Not hard, right? Easy implementation? It was both times I wrote it, but one of them was a much better horse for the course.

The configuration file in Java was XML, natch, which required an XSD. The XSD required JAXB(or Castor, XMLBeans, etc.) to generate bindings for the XML. The Main program was well factored in that each class did one thing well. As a result, I had a class to poll a site, one of load the configuration, a class to send email, etc. Between Main and classes from Castor, I was up to a dozen .java files. Main, of course, required libraries (Castor, mail.jar, activation.jar, etc.), and those libraries required a script (.cmd in our case) to load them all onto the classpath. Oh, let’s not forget about building with Ant. Add a build file to the heap.

It worked, but damn, that’s a lot of files and jars and complexity for a simple monitoring program!

I rewrote it in Python in less than 40 lines of code. Two files. There are more comment lines than executable code.

Choose the right horse for the course.

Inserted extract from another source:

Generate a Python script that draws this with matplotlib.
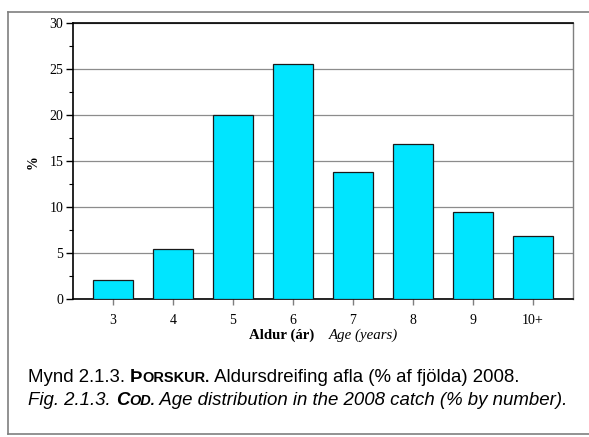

Occam’s Razor says the 40 line solution is the right one, but you can decide for yourself.

Here’s the python program and configuration file.

Many developers learn one or two mainstream languages and always run their favorite horse, irrespective of course. The best developers will be those that love learning new languages and techniques. I’m a better Java programmer today because of what I’ve learned from Python. I’m a better web developer today because of what I’ve learned from Ruby on Rails.